Las olas seguían rompiendo, mientras la brisa cargada de salitre terminaba de embotar todos mis sentidos, dejando mi consciencia a la libre merced de las brujas del mar. La tarde se pintaba con los colores de la nostalgia y las vidas que siempre soñé se retrataban fugaces en la espuma que acariciaba la negra costa. El silencio era ruido y el ruido se amortiguaba en el infinito como una lejana cadencia de susurros del ayer. No había tristeza en los suspiros, tampoco cabía, acaparaba toda la escena un surrealista desfile de imágenes proyectadas en esos ojos que todo lo registran “con sombras y a mano”. Una enorme sensación de levedad comenzó a recorrer suavemente mi espalda, traspasando el resto de mi cuerpo hasta acostarse en la planta de mis fatigados pasos, dotándome de la libertad que siempre se encierra tras la prisión de la soledad compartida.
Seguía sin aparecer la tristeza y el día, harto de sujetarse en lo alto del firmamento comenzó a elegir el traje de su despedida, sin percatarse de que entre manto y manto teñía la cúpula que comparte con la noche. La marea decidió recogerse y desnudar el escote de los acantilados, dejando sutil entrever la promesa, que mucho más allá esconde, ofreciendo su misterio para aquel que en esta vida o en otra decida vivir al otro lado.
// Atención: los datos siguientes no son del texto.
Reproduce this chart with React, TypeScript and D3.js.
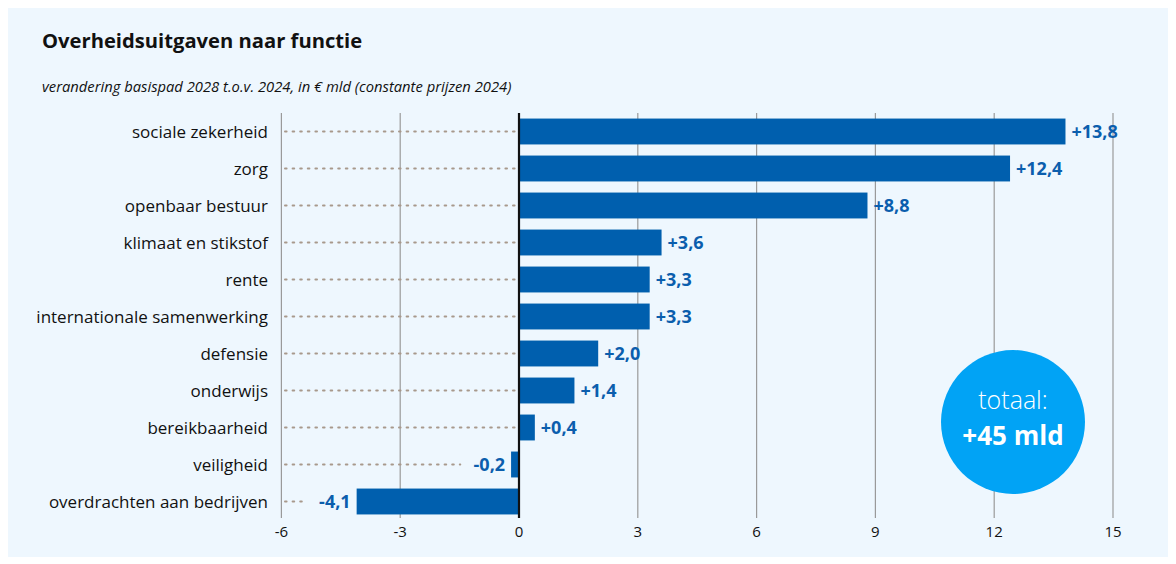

El sol, finalmente, se despidió con un rojo guiño, la noche me besó la nuca y nadie comenzó a estar presente. A esa hora todo seguía bien, la libertad campando a sus anchas, la soledad brindándome lo mejor de su compañía, la tristeza no presente y yo en ninguna parte, pendiente de que mi sin sentido cupiese en algún recipiente, para después destilarlo y beber de su esencia cada día en los que la vida me sobrepase con elementos objetivos, disfrazados de realidad.